When President Nixon plucked Rumsfeld out of the House to head the Office of Economic Opportunity, Rummy insisted on being in the Cabinet. He took a couple of months to assess the myriad of programs created by the social engineers in the vanguard of the war on poverty. Then he went to the Hill and used his chits with congressional friends on both sides of the aisle to save Head Start.
He also sanctioned experiments with a negative income tax and a contraception program in Appalachia. The film depicts Rummy as smarmy and conniving. I saw a real guy, plenty smart enough, who wanted to reform every organization he led.
Cheney was his head staff guy as he worked to stave off GOP efforts to disband the entire poverty agency.
Despite the opportunity to stay in the halls of power, I returned to Wisconsin as a newsman. So I wasn’t close by as Cheney and Rumsfeld rose even higher to roles as defense secretaries, chiefs of staff and Cheney to “vice.”
They were not hyper-partisan or neo-cons as young men, but they certainly hardened their views of the world after serving as defense secretaries. Those daily briefings must have scared the hell out of them. They were determined to quell the terrorist bases of support in the world. After 9/11 they were obsessed with anti-terrorism.
You can argue they overreacted, but you aren’t sitting in the hot seat.
It is my best explanation for why they made the strategic blunder of going to war in Iraq in 2003. By almost all accounts, it was a colossal mistake that further destabilized the Middle East and cost many lives.
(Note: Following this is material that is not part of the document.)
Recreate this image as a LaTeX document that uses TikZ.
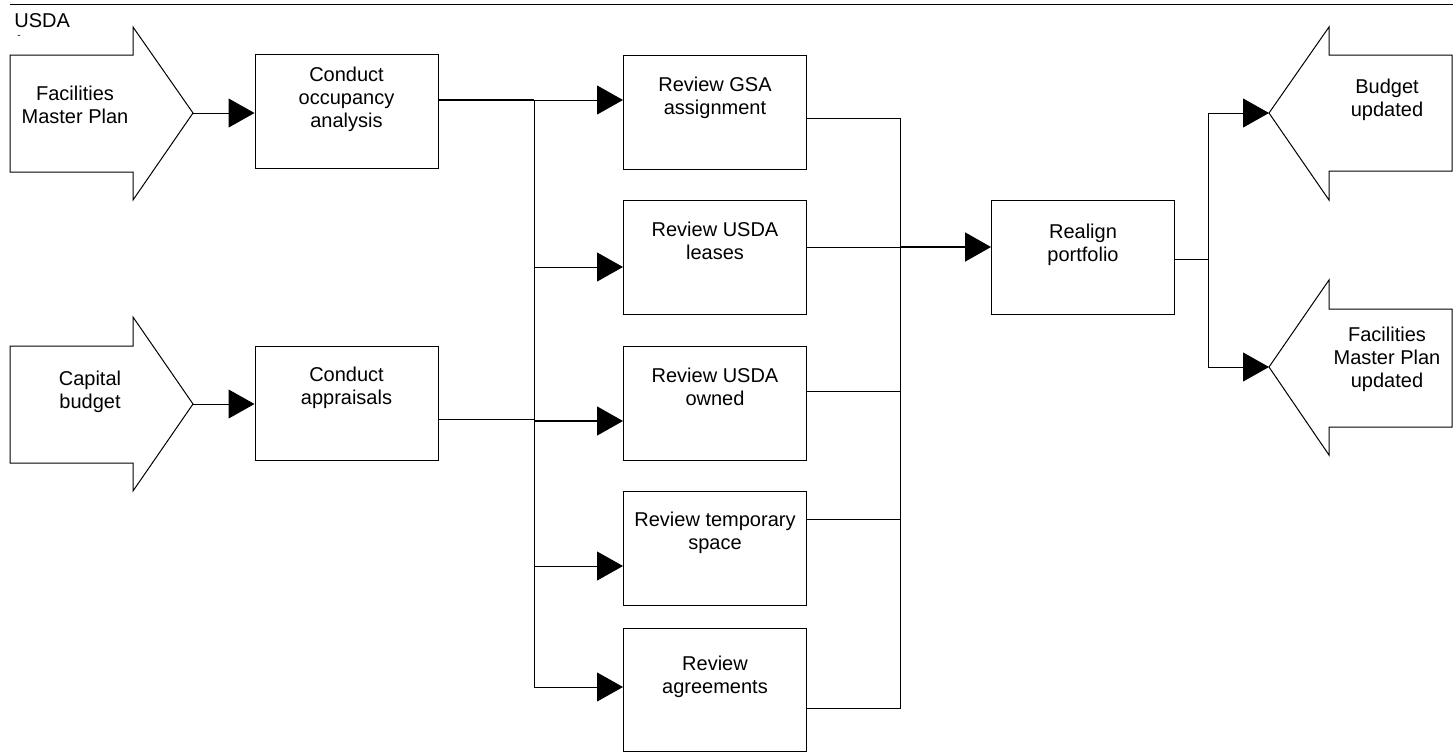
\documentclass[tikz,border=0pt]{standalone}
\usepackage{fontspec}
\setmainfont{Liberation Sans}
\usetikzlibrary{arrows.meta}

\begin{document}
\begin{tikzpicture}[x=0.5pt,y=-0.5pt,
  box/.style={draw,line width=0.5pt,minimum width=91.5pt,minimum height=57pt,inner sep=0pt},
  txt/.style={align=center,font=\fontsize{10}{11.5}\selectfont,inner sep=0pt},
  flow/.style={line width=0.5pt,-{Triangle[length=13pt,width=14.5pt]}},
  link/.style={line width=0.5pt},
  bigarrow/.style={draw,line width=0.5pt,line join=miter}]
\useasboundingbox (0,0) rectangle (1453,752);

% header
\draw[link] (10,4) -- (1453,4);
\node[anchor=base west,font=\fontsize{10}{12}\selectfont,inner sep=0pt] (usda) at (14,27) {USDA};
\node[anchor=base,font=\fontsize{5}{6}\selectfont,inner sep=0pt,text height=1.8pt,text depth=0pt] (dash) at (19,38) {-};

% inputs
\coordinate (fmp-tip) at (193,113);
\coordinate (cap-tip) at (193,404);
\draw[bigarrow] (10,55) -- (133,55) -- (133,27) -- (fmp-tip) -- (133,200) -- (133,172) -- (10,172) -- cycle;
\node[txt] (fmp) at (75,105) {Facilities\\Master Plan};
\draw[bigarrow] (10,346) -- (133,346) -- (133,317) -- (cap-tip) -- (133,491) -- (133,463) -- (10,463) -- cycle;
\node[txt] (cap) at (90,392) {Capital\\budget};

% outputs
\coordinate (bud-tip) at (1269,113);
\coordinate (fmpu-tip) at (1269,367);
\draw[bigarrow] (1452,55) -- (1329,55) -- (1329,27) -- (bud-tip) -- (1329,200) -- (1329,171) -- (1452,171) -- cycle;
\node[txt] (bud) at (1387,100) {Budget\\updated};
\draw[bigarrow] (1452,309) -- (1329,309) -- (1329,280) -- (fmpu-tip) -- (1329,455) -- (1329,427) -- (1452,427) -- cycle;
\node[txt] (fmpu) at (1387,359) {Facilities\\Master Plan\\updated};

% steps
\node[box] (occ) at (346.5,111.5) {};
\node[txt] (occ-t) at (346.5,99) {Conduct\\occupancy\\analysis};
\node[box] (appr) at (346.5,403) {};
\node[txt] (appr-t) at (346.5,388) {Conduct\\appraisals};

\node[box] (gsa) at (715,112) {};
\node[txt] (gsa-t) at (715,98) {Review GSA\\assignment};
\node[box] (lease) at (715,257.5) {};
\node[txt] (lease-t) at (715,241) {Review USDA\\leases};
\node[box] (owned) at (715,403) {};
\node[txt] (owned-t) at (715,387) {Review USDA\\owned};
\node[box] (temp) at (715,548.5) {};
\node[txt] (temp-t) at (715,533) {Review temporary\\space};
\node[box,minimum height=61.5pt] (agree) at (715,689.5) {};
\node[txt] (agree-t) at (715,677) {Review\\agreements};

\node[box] (realign) at (1083,257.5) {};
\node[txt] (realign-t) at (1083,245) {Realign\\portfolio};

% inputs to first steps
\draw[flow] (fmp-tip) -- (fmp-tip -| occ.west);
\draw[flow] (cap-tip) -- (cap-tip -| appr.west);

% left fan
\coordinate (ja) at (534,100);
\coordinate (jb) at (534,687);
\draw[line width=1pt] (occ.east |- ja) -- (ja);
\draw[flow] (ja) -- (ja -| gsa.west);
\draw[link] (ja) -- (jb);
\draw[flow] (jb) -- (jb -| agree.west);
\draw[link] (appr.east |- 0,419) -- (534,419);
\draw[flow,line width=0.75pt] (534,421) -- (owned.west |- 0,421);
\foreach \yy/\nn in {267/lease,566/temp}
  \draw[flow] (534,\yy) -- (\nn.west |- 0,\yy);

% right fan
\coordinate (ka) at (900,118);
\coordinate (kb) at (900,708);
\draw[link] (gsa.east |- ka) -- (ka) -- (kb) -- (kb -| agree.east);
\foreach \yy/\nn in {247/lease,391/owned,519/temp}
  \draw[link] (\nn.east |- 0,\yy) -- (900,\yy);
\draw[flow,line width=1pt] (900,247) -- (realign.west |- 0,247);

% outputs
\coordinate (kc) at (1208,259);
\draw[link] (realign.east |- kc) -- (kc);
\draw[flow] (kc) -- (kc |- bud-tip) -- (bud-tip);
\draw[flow] (kc) -- (kc |- fmpu-tip) -- (fmpu-tip);

\end{tikzpicture}
\end{document}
They didn’t learn from President H.W. Bush, who went into Kuwait with good intelligence, defined objectives, a solid international alliance, support from Congress and a defined exit plan. H.W. got in, kicked butt and got out.
Their miscalculation recalls why and how we got into the Vietnam war. The best and brightest, “the whiz kids, ”like Defense Secretary Robert McNamara over-reacted to the spread of communism. Standing off the Russians over Berlin had to be done. With the benefit of hindsight, getting involved in what turned out to be a civil war in Vietnam did not. It was also an over-reaction.
In his first campaign, George W. Bush said he never wanted to be a nation builder. His close advisers Cheney and Rumsfeld got him into that business. And we are still there.
That said, the producers of “Vice” executed a hit job on two long-serving patriotic Americans, who together made a lot of good calls along with a couple of big, bad ones.
Fortunately, there were only three other people in the Hartford theater the night I was there.